Но из всех глубочайших впечатлений моего рая я всегда считал главным полет светлячков, который можно было узреть в Июне, когда цвет листвы еще сочен, а нежное умирание дня в ночь длиннее всего. Цицинатела - ციცინათელა, светлячок и был апофеозом моего верхне имеретинского впечатления. Его мерцающий полет, медленно-медленно, «нела-нела,» рождал в нас, детях неудержимое желание погони за ним, чем темнее в сумерках – тем проще его видеть, чем темнее в сумерках – тем труднее бежать за ним. Изгиб полета был градацией чего-то гораздо
более нежного чем изгиб мысли или даже желания, и сколько –бы триллионов километров человечество не производило мерцающих гирлянд, обвивающих задыхающиеся от их мерцания деревья наших оазисов и столбы нашей тупости, оно лишь позорит себя этим. И бег наш имитировал изгибы этого полета гораздо лучше, чем это могут взрослые и смех наш, беззаботный, и был звуком мерцания цицинателы.
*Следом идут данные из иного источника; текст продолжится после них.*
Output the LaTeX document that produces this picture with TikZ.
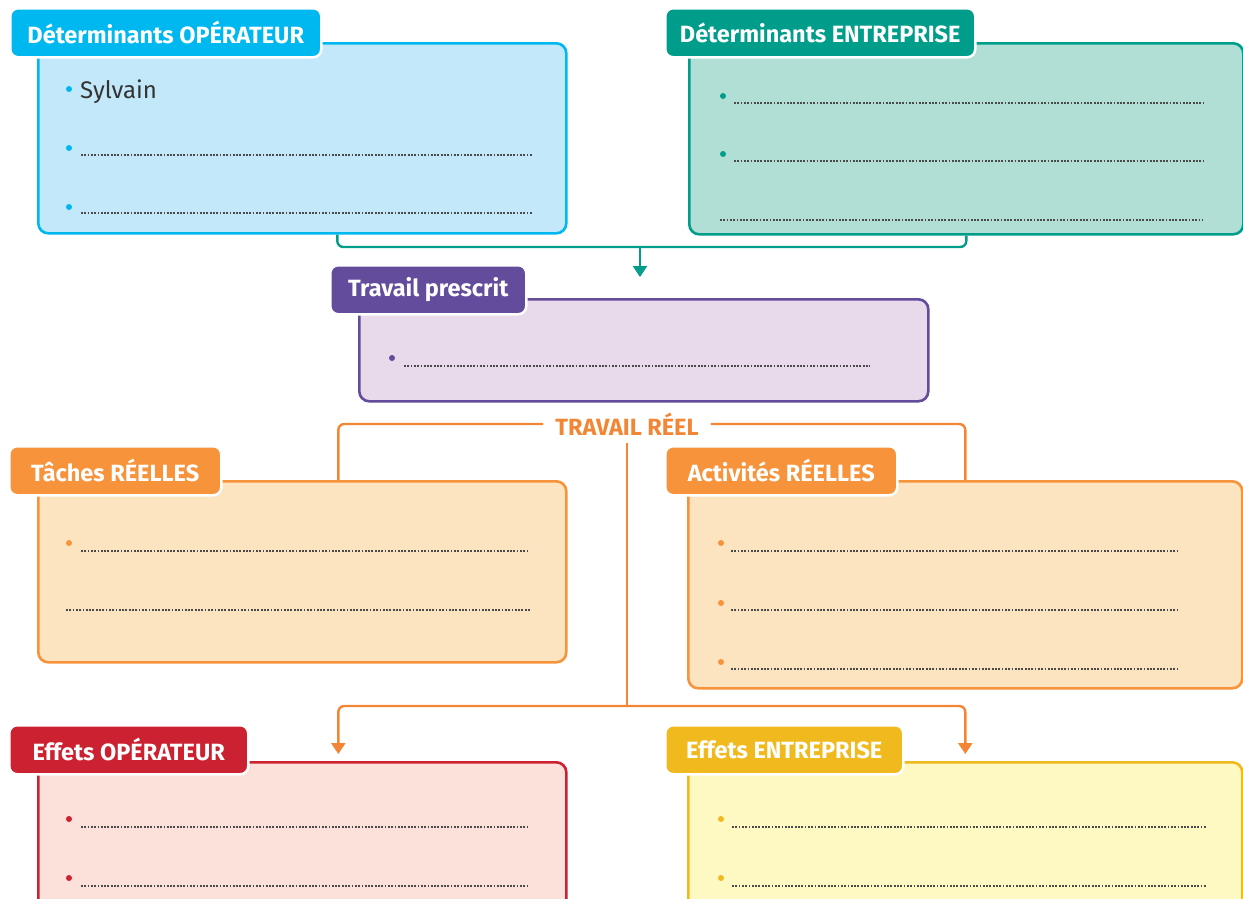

Гениальный Акакий Церетели, написавший, в том числе и так любимую в России «Сулико», тоже верхний имеретинец, из второй княжеской фамилии (или первой, как сказал бы он) напишет в 19-м веке:
Моя цицинатела,
что летишь нела-нела,
дальний, мерклый твой полет,
остудив меня обжег,
светишь ты и хороша,
только чем, моя душа,
чаю, чтоб моей была,
а ты к другому уплыла.
Есть что-то глубоко сакральное в акте поимки светлячка, цицинателы, тому из нас кто это делал в детстве, это хорошо известно. Там кончается мечта, красота, эстетика, настает осознание неправильности наших желаний и инстинктов, там кончается детство.
«Аминь, глаголю вам, аще не обратитеся и не будете яко дети, не внидете в царство небесное.» (Матф 18:3)
Так будем же детьми, гоняющимися, но не ловящими светлячков. И по отношению к Родине и к друг-другу.